Gutachten aus Heidelberg und Essen legen nahe: Dumpingpreise funktionieren oft nur durch Sozialdumping. Plattformprovisionen von 20 Prozent und Billiglöhne sind die Regel. Ergebnis: Taxis brechen weg, Umsätze sinken, Konzessionen verschwinden.

Das Problem liegt auch in der Regulierung: Mietwagen unterliegen einer Rückkehrpflicht nach jeder Fahrt – Taxis nicht. Diese Asymmetrie gefährdet laut Industrie- und Handelskammer die Fairness. Kommunen fürchten: Ohne Eingriff zerbricht ein Teil des öffentlichen Verkehrssystems.

 

Diese Rechtsgrundlagen können Städte nutzen

Das Personenbeförderungsgesetz (PBefG) liefert Kommunen die Handhabe:

  • § 49 PBefG (Mietwagen): Keine Taxi-Dienste, Rückkehrpflicht nach jeder Fahrt.

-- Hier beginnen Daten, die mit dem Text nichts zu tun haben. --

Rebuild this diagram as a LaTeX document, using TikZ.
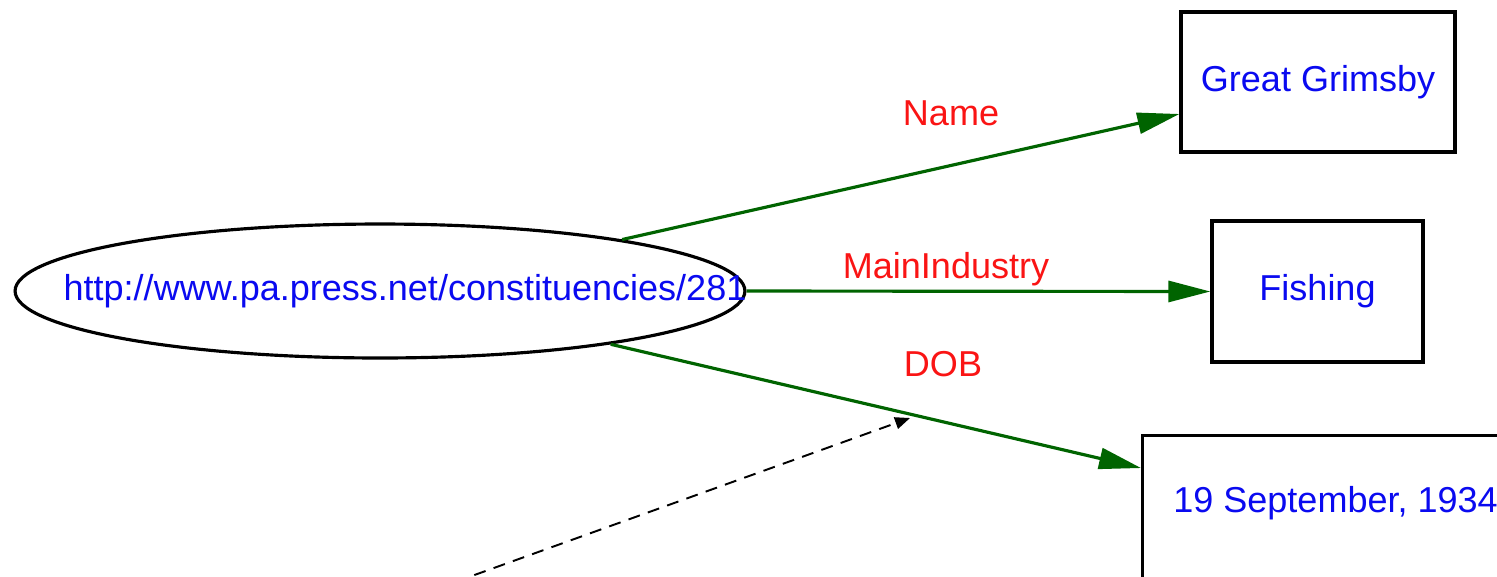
\documentclass[tikz,border=0pt]{standalone}
\usepackage{fontspec}
\setmainfont{Liberation Sans}
\usetikzlibrary{shapes.geometric,arrows.meta,calc}

\definecolor{edgegreen}{RGB}{0,100,0}
\definecolor{valblue}{RGB}{10,10,240}
\definecolor{labred}{RGB}{250,20,20}

\tikzset{
  txt/.style={font=\fontsize{20.5pt}{24pt}\selectfont, inner sep=0pt},
  valtext/.style={txt, text=valblue},
  proplabel/.style={txt, text=labred, anchor=base},
  resource/.style={ellipse, draw=black, line width=1.8pt, inner sep=0pt},
  literal/.style={rectangle, draw=black, line width=1.9pt, inner sep=0pt, txt, text=valblue},
  property/.style={draw=edgegreen, line width=1.8pt,
    -{Triangle[length=0.84cm, width=0.42cm, fill=edgegreen]}},
  pointer/.style={draw=black, line width=1.1pt, dash pattern=on 0.24cm off 0.17cm,
    -{Triangle[length=0.3cm, width=0.24cm, fill=black]}}
}

\begin{document}
\begin{tikzpicture}[x=0.02cm, y=-0.02cm]
  \useasboundingbox[fill=white] (0,0) rectangle (1497,576);

  % subject resource
  \node[resource, minimum width=14.6cm, minimum height=2.68cm] (subj) at (380,291) {};
  \node[valtext, anchor=base] (uri) at (405,300) {http://www.pa.press.net/constituencies/281};

  % literal values
  \node[literal, minimum width=5.48cm, minimum height=2.8cm] (gg) at (1318,82) {Great Grimsby};
  \node[literal, minimum width=4.22cm, minimum height=2.82cm] (fish) at (1317.5,291.5) {Fishing};
  \node[literal, anchor=north west, minimum width=8cm, minimum height=3.6cm] (dobbox) at (1141,434) {};
  \node[valtext, anchor=base west] (dob) at (1173,512) {19 September, 1934};

  % properties
  \draw[property] (subj.12) -- ($(gg.west)+(0,32)$);
  \draw[property] (subj.east) -- (fish.west);
  \draw[property] (subj.-13) -- ($(dobbox.north west)+(0,34)$);

  \node[proplabel] (lname) at (951,125) {Name};
  \node[proplabel] (lind) at (946,278) {MainIndustry};
  \node[proplabel] (ldob) at (943,376) {DOB};

  % pointer onto the DOB arc
  \coordinate (src) at (455,582);
  \coordinate (tgt) at (910,418);
  \draw[pointer] (src) -- (tgt);
\end{tikzpicture}
\end{document}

  • § 51 PBefG (Taxi): Städte und Kreise setzen verbindliche Taxi-Tarife fest.

  • § 51a PBefG (seit 2021): Kommunen können zum Schutz öffentlicher Interessen Mindestpreise für Mietwagen festlegen – solange sie verhältnismäßig bleiben und nicht über dem Taxitarif liegen.

Die Rechtsprechung stützt die Linie: Das Verwaltungsgericht Leipzig (15.11.2024) erklärte Mindestbeförderungsentgelte für zulässig, wenn sie gut begründet sind. Das Oberlandesgericht Köln bestätigte die Rückkehrpflicht als verfassungsgemäß. Kommunen haben damit ein solides Werkzeug in der Hand.

Der Ausblick: Klagen, Deals und ein langer Uber-Krieg

Essen legt vor, Heidelberg liefert die Blaupause, München setzt auf Verhandlungen. Uber bereitet Klagen vor, Taxifahrer organisieren Demos. Ob am Ende die Städte oder die Plattformen den Takt vorgeben, entscheidet sich in den nächsten Jahren vor Gericht und an den Wahlurnen. Klar ist: Mit § 51a PBefG haben Bürgermeister einen Turbo in der Hand. Jetzt geht es darum, ihn klug zu zünden.